Edler Wilder vs Monster
Die Künstler
zeichnen eine monochrome Welt (blau unterlegte schwarzweiß Zeichnungen) voller Klischees.
Da ist der Geistliche, dem die Taufe und der Weg des „Wilden“ zu Gott so
wichtig ist oder der Wissenschaftler, für den der Kanake ein Studienobjekt
darstellt, an dem sich sowohl die Evolution als auch der damals letzte Schrei
der Naturwissenschaften, die Schädellehre (Phrenologie), studieren lässt. Auch
der Kapitän, die Offiziere und nicht zuletzt die Mannschaftsmitglieder folgen übrigens
auch optisch den gängigen Vorstellungen über die Protagonisten und die Sitten an
Bord eines Kriegsschiffes des 19. Jahrhunderts.
Integration nach europäischer Art
Und so ist
es kein Wunder, dass der indigene Neukaledonier gemobbt, geprügelt, verhöhnt
und verachtet wird, von nahezu allen, auf ganz unterschiedliche Art und aus
unterschiedlichen Gründen. Und dennoch scheint sich langsam zunächst eine Art
Integration des ethnischen Fremdkörpers in den Schiffsbetrieb anzudeuten. Aber
Integration bedeutet noch lange keine kulturelle Akzeptanz geschweige denn das
Bemühen von Verstehen des „Andersartigen“. Nach wie vor bemühen sich alle
beteiligten, ihre Vorurteile bestätigt zu sehen, Èloi kann machen und lernen,
was er will, er bleibt der Wilde, der Menschenfresser, der Dumme. Und je mehr
Èloi lernt, desto stärker regt sich in ihm der Widerstand gegen die Verletzung
seiner Menschenwürde.
Klischees als didaktisches Instrument
Das Buch
lebt von seinen Klischees. Denn erst diese Vereinfachung erlaubt es, die
Konflikte, die heute mindestens so aktuell sind wie im 19. Jahrhundert
einerseits zu verdeutlichen, andererseits ad absurdum zu führen. Und dass die
Problematik von den Künstlern in die Enge eines Segelschiffes vergangener
Zeiten gezwängt wird, führt zudem dazu, dass sich niemand den Widersprüchen
zwischen persönlicher Überzeugung, Ängsten und Wirklichkeit entziehen kann.

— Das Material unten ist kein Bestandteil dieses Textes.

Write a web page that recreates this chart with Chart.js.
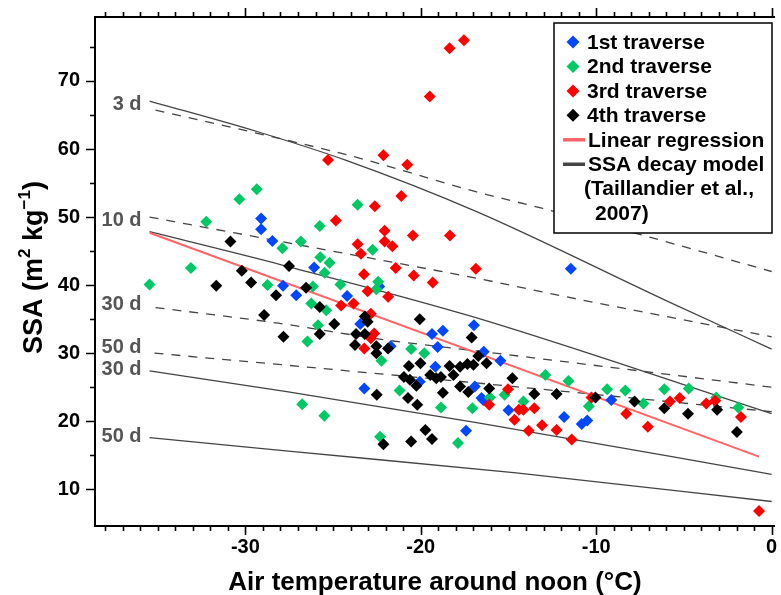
<!DOCTYPE html>
<html>
<head>
<meta charset="utf-8">
<title>SSA vs air temperature</title>
<script src="https://cdn.jsdelivr.net/npm/chart.js@4.4.1/dist/chart.umd.min.js"></script>
<style>
  html, body { margin: 0; padding: 0; background: #fff; }
  #wrap { width: 781px; height: 595px; position: relative; }
</style>
</head>
<body>
<div id="wrap"><canvas id="chartSSA"></canvas></div>
<script>
// values: air temperature around noon (°C) / SSA (m2 kg-1)
const tempT1 = [-29.1, -29.1, -28.46, -27.85, -27.1, -26.08, -24.2, -22.37, -23.45, -21.72, -19.36, -18.74, -19.04, -16.97, -19.17, -20.06, -16.92, -23.22, -17.42, -16.44, -15.0, -16.41, -15.46, -16.54, -11.83, -10.83, -10.51, -9.14, -11.45];
const ssaT1 = [49.8, 48.2, 46.5, 39.9, 38.5, 42.6, 38.4, 39.8, 34.3, 31.0, 32.8, 33.3, 30.9, 34.1, 28.0, 25.8, 25.1, 24.8, 18.6, 23.1, 21.6, 30.2, 28.9, 23.4, 20.6, 19.6, 20.1, 23.1, 42.4];

const tempT2 = [-29.35, -30.34, -32.23, -33.1, -35.46, -28.74, -27.89, -23.6, -25.76, -26.84, -22.75, -25.73, -25.2, -25.48, -24.58, -22.43, -22.54, -26.15, -26.24, -25.39, -25.86, -26.46, -22.24, -20.55, -19.8, -21.21, -18.85, -17.06, -26.76, -25.5, -17.88, -22.32, -12.9, -11.58, -16.06, -15.22, -14.15, -10.42, -9.38, -8.34, -7.31, -6.12, -4.73, -3.16, -1.9];
const ssaT2 = [54.1, 52.6, 49.3, 42.5, 40.1, 40.0, 45.4, 51.8, 48.7, 46.4, 45.2, 44.1, 43.3, 41.8, 40.1, 40.5, 39.4, 39.8, 37.3, 36.3, 34.1, 31.7, 28.9, 30.6, 30.0, 24.5, 22.0, 21.9, 22.5, 20.8, 16.8, 17.7, 26.8, 25.9, 23.5, 23.9, 22.9, 22.2, 24.7, 24.5, 22.6, 24.7, 24.8, 23.5, 22.0];

const tempT3 = [-17.54, -18.36, -19.49, -22.13, -25.29, -20.77, -21.11, -22.62, -24.84, -22.06, -20.45, -18.34, -22.06, -21.62, -23.6, -23.41, -21.43, -23.24, -20.4, -19.32, -16.86, -23.03, -21.86, -24.54, -23.83, -22.85, -22.66, -22.85, -23.22, -16.1, -14.66, -15.03, -14.41, -14.15, -13.53, -13.85, -13.09, -12.26, -11.4, -10.27, -8.29, -7.06, -5.8, -5.24, -3.73, -3.22, -1.75, -0.72];
const ssaT3 = [76.0, 74.8, 67.7, 59.1, 58.4, 57.7, 53.1, 51.6, 49.5, 48.0, 47.3, 47.3, 46.4, 45.7, 46.0, 44.6, 42.5, 41.6, 41.4, 40.4, 42.4, 39.1, 38.3, 37.0, 37.3, 35.8, 32.9, 32.2, 30.7, 22.4, 20.2, 24.7, 21.7, 21.7, 21.9, 18.6, 19.4, 18.7, 17.3, 23.5, 21.1, 19.2, 22.9, 23.4, 22.6, 23.0, 20.6, 6.8];

const tempT4 = [-30.85, -30.2, -29.67, -31.66, -28.25, -28.93, -27.51, -26.54, -25.76, -23.19, -20.06, -27.83, -24.93, -25.76, -23.03, -23.69, -23.19, -23.75, -22.53, -22.53, -21.87, -17.1, -20.68, -20.02, -18.36, -20.96, -20.62, -20.25, -19.46, -19.12, -18.85, -18.14, -17.76, -17.34, -17.76, -17.29, -22.51, -20.73, -20.2, -18.74, -19.74, -19.36, -20.55, -22.13, -16.72, -16.25, -17.0, -14.78, -16.1, -13.53, -12.26, -10.04, -7.82, -6.12, -4.77, -3.11, -1.98];
const ssaT4 = [46.4, 42.1, 40.4, 39.9, 38.5, 35.6, 42.8, 39.6, 36.8, 35.4, 35.0, 32.4, 34.3, 32.8, 34.6, 32.8, 32.8, 31.2, 31.0, 30.0, 30.7, 32.3, 28.1, 28.5, 28.1, 26.5, 26.1, 25.2, 26.8, 26.3, 26.5, 26.8, 28.0, 28.4, 25.1, 24.3, 23.9, 23.4, 22.4, 24.2, 18.7, 17.4, 17.0, 16.6, 29.6, 28.5, 28.3, 26.3, 24.8, 24.0, 24.0, 23.5, 22.9, 21.9, 21.1, 21.7, 18.4];

// linear regression end points
const regT = [-35.46, -0.72];
const regS = [47.7, 14.8];

// SSA decay model curves (Taillandier et al., 2007)
const m3dT = [-35.46, -29.25, -24.33, -16.82, -6.08, 0];
const m3dS = [67.05, 62.5, 58.4, 50.8, 37.8, 30.6];
const m3dDashT = [-35.12, -29.81, -23.7, -16.82, -13.1, -6.75, 0];
const m3dDashS = [65.7, 62.6, 58.8, 53.7, 51.3, 46.9, 42.0];
const m10dDashT = [-35.46, -27.55, -16.82, -10.79, 0];
const m10dDashS = [50.0, 46.2, 41.0, 37.8, 32.4];
const m10dT = [-35.46, -27.9, -17.1, 0];
const m10dS = [47.85, 42.95, 35.4, 21.1];
const m30dDashT = [-35.12, -28.12, -21.9, -17.37, 0];
const m30dDashS = [36.7, 34.4, 31.9, 30.5, 25.0];
const m50dDashT = [-35.18, -27.95, -17.55, 0];
const m50dDashS = [30.0, 28.3, 25.8, 21.4];
const m30dT = [-35.46, -27.55, -16.82, 0];
const m30dS = [27.4, 24.3, 19.8, 12.2];
const m50dT = [-35.46, -27.55, -14.56, 0];
const m50dS = [17.6, 15.6, 12.4, 8.2];

const xTicks = [-30, -20, -10, 0];
const yTicks = [10, 20, 30, 40, 50, 60, 70];

const FONT = '"Liberation Sans", Arial, Helvetica, sans-serif';
Chart.defaults.font.family = FONT;

const pts = (t, s) => t.map((v, i) => ({ x: v, y: s[i] }));

function traverse(label, t, s, color, order) {
  return {
    type: "scatter", label: label, data: pts(t, s),
    backgroundColor: color, borderWidth: 0,
    pointStyle: "rectRot", pointRadius: 6, pointHoverRadius: 6, order: order
  };
}

function model(label, t, s, dashed, dayLabel, shift) {
  return {
    type: "line", label: label, data: pts(t, s),
    borderColor: "#444", borderWidth: 1.3, borderDash: dashed ? [9, 8] : [],
    pointRadius: 0, fill: false, cubicInterpolationMode: "monotone",
    order: 10, dayLabel: dayLabel, labelShift: shift
  };
}

// frame with outward ticks on bottom/left and ticks on top
const frame = {
  id: "frame",
  afterDraw(chart) {
    const { ctx, chartArea: a, scales: { x, y } } = chart;
    ctx.save();
    ctx.strokeStyle = "#000";
    ctx.lineWidth = 2;
    ctx.beginPath();
    ctx.moveTo(a.right, a.top); ctx.lineTo(a.left, a.top);
    ctx.lineTo(a.left, a.bottom); ctx.lineTo(a.right, a.bottom);
    ctx.stroke();
    ctx.lineWidth = 1.6;
    ctx.beginPath();
    for (let v = Math.ceil(x.min); v <= x.max; v++) {
      const px = Math.round(x.getPixelForValue(v)) + 0.5;
      const len = v % 10 === 0 ? 9 : 5;
      ctx.moveTo(px, a.bottom); ctx.lineTo(px, a.bottom + len);
      ctx.moveTo(px, a.top); ctx.lineTo(px, a.top - len);
    }
    for (let v = 10; v <= y.max; v += 5) {
      const py = Math.round(y.getPixelForValue(v)) + 0.5;
      const len = v % 10 === 0 ? 9 : 5;
      ctx.moveTo(a.left, py); ctx.lineTo(a.left - len, py);
    }
    ctx.stroke();
    ctx.restore();
  }
};

// "3 d", "10 d" ... next to the model curves
const dayLabels = {
  id: "dayLabels",
  afterDatasetsDraw(chart) {
    const { ctx, scales: { x, y } } = chart;
    ctx.save();
    ctx.font = "bold 20px " + FONT;
    ctx.fillStyle = "#555";
    ctx.textAlign = "right";
    ctx.textBaseline = "middle";
    chart.data.datasets.forEach(ds => {
      if (!ds.dayLabel) return;
      ctx.fillText(ds.dayLabel, x.getPixelForValue(m3dT[0]) - 8, y.getPixelForValue(ds.data[0].y) + ds.labelShift);
    });
    ctx.restore();
  }
};

// y title with superscripts
const yTitle = {
  id: "yTitle",
  afterDraw(chart) {
    const ctx = chart.ctx;
    const big = "bold 27px " + FONT, small = "bold 17px " + FONT;
    const parts = [["SSA (m", big, 0], ["2", small, -12], [" kg", big, 0], ["\u22121", small, -12], [")", big, 0]];
    ctx.save();
    ctx.translate(42, chart.chartArea.top + (chart.chartArea.bottom - chart.chartArea.top) / 2 - 4);
    ctx.rotate(-Math.PI / 2);
    ctx.fillStyle = "#000";
    ctx.textBaseline = "alphabetic";
    let w = 0;
    parts.forEach(p => { ctx.font = p[1]; w += ctx.measureText(p[0]).width; });
    let cx = -w / 2;
    parts.forEach(p => { ctx.font = p[1]; ctx.fillText(p[0], cx, p[2]); cx += ctx.measureText(p[0]).width; });
    ctx.restore();
  }
};

// boxed legend in the upper right corner
const legendBox = {
  id: "legendBox",
  afterDraw(chart) {
    const ctx = chart.ctx;
    const ds = chart.data.datasets;
    const left = 554, top = 23, w = 218, h = 210, step = 24.45, y0 = 42;
    ctx.save();
    ctx.fillStyle = "#fff";
    ctx.fillRect(left, top, w, h);
    ctx.strokeStyle = "#000";
    ctx.lineWidth = 1.5;
    ctx.strokeRect(left, top, w, h);
    ctx.font = "bold 21px " + FONT;
    ctx.textBaseline = "middle";
    ctx.textAlign = "left";
    for (let i = 0; i < 4; i++) {
      const cy = y0 + step * i;
      ctx.fillStyle = ds[i].backgroundColor;
      ctx.beginPath();
      ctx.moveTo(573, cy - 6.5); ctx.lineTo(579.5, cy); ctx.lineTo(573, cy + 6.5); ctx.lineTo(566.5, cy);
      ctx.closePath(); ctx.fill();
      ctx.fillStyle = "#000";
      ctx.fillText(ds[i].label, 587, cy + 1);
    }
    const lines = [[ds[4].borderColor, "Linear regression"], ["#444", "SSA decay model"]];
    lines.forEach((l, j) => {
      const cy = y0 + step * (4 + j);
      ctx.strokeStyle = l[0]; ctx.lineWidth = 3.5;
      ctx.beginPath(); ctx.moveTo(563, cy); ctx.lineTo(585, cy); ctx.stroke();
      ctx.fillStyle = "#000";
      ctx.fillText(l[1], 588, cy + 1);
    });
    ctx.fillText("(Taillandier et al.,", 584, y0 + step * 6 + 1);
    ctx.fillText("2007)", 595, y0 + step * 7 + 1);
    ctx.restore();
  }
};

const ctx = document.getElementById("chartSSA");
new Chart(ctx, {
  type: "scatter",
  data: {
    datasets: [
      traverse("1st traverse", tempT1, ssaT1, "#0047ff", 4),
      traverse("2nd traverse", tempT2, ssaT2, "#00c864", 3),
      traverse("3rd traverse", tempT3, ssaT3, "#ff0000", 2),
      traverse("4th traverse", tempT4, ssaT4, "#000000", 1),
      {
        type: "line", label: "Linear regression", data: pts(regT, regS),
        borderColor: "#ff6464", borderWidth: 2, pointRadius: 0, fill: false, order: 9
      },
      model("SSA decay model 3 d", m3dT, m3dS, false, "3 d", 3),
      model("3 d dashed", m3dDashT, m3dDashS, true),
      model("10 d dashed", m10dDashT, m10dDashS, true, "10 d", 3),
      model("10 d", m10dT, m10dS, false),
      model("30 d dashed", m30dDashT, m30dDashS, true, "30 d", -3),
      model("50 d dashed", m50dDashT, m50dDashS, true, "50 d", -6),
      model("30 d", m30dT, m30dS, false, "30 d", -1),
      model("50 d", m50dT, m50dS, false, "50 d", -1)
    ]
  },
  options: {
    responsive: true,
    maintainAspectRatio: false,
    animation: false,
    layout: { padding: { top: 17, right: 0, bottom: 0, left: 0 } },
    plugins: { legend: { display: false }, tooltip: { enabled: false } },
    scales: {
      x: {
        type: "linear", min: -38.57, max: 0.19,
        afterBuildTicks: s => { s.ticks = xTicks.map(v => ({ value: v })); },
        afterFit: s => { s.height = 69; s.paddingLeft = 0; s.paddingRight = 0; },
        grid: { display: false, drawTicks: false },
        border: { display: false },
        ticks: { color: "#000", font: { size: 20, weight: "bold" }, padding: 9, maxRotation: 0, autoSkip: false },
        title: {
          display: true, text: "Air temperature around noon (°C)", color: "#000",
          font: { size: 26, weight: "bold", lineHeight: 0.9 }, padding: 0
        }
      },
      y: {
        type: "linear", min: 4.6, max: 79.4,
        afterBuildTicks: s => { s.ticks = yTicks.map(v => ({ value: v })); },
        afterFit: s => { s.width = 95; s.paddingTop = 0; s.paddingBottom = 0; },
        grid: { display: false, drawTicks: false },
        border: { display: false },
        ticks: { color: "#000", font: { size: 20, weight: "bold" }, padding: 15 }
      }
    }
  },
  plugins: [dayLabels, frame, yTitle, legendBox]
});
</script>
</body>
</html>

Genau das ist übrigens der Grund, weshalb die Geschichte in einer Tragödie
enden muss. Zwar führen die Ereignisse vor allem bei den Mitgliedern der
Bordelite zu gewissen Nachdenklichkeiten und Verhaltensänderungen, die
Gesamtsituation und die soziale Eigendynamik der maritimen Versuchskammer
Schiff erlaubt zumindest im Fall der Renommée kein happy end.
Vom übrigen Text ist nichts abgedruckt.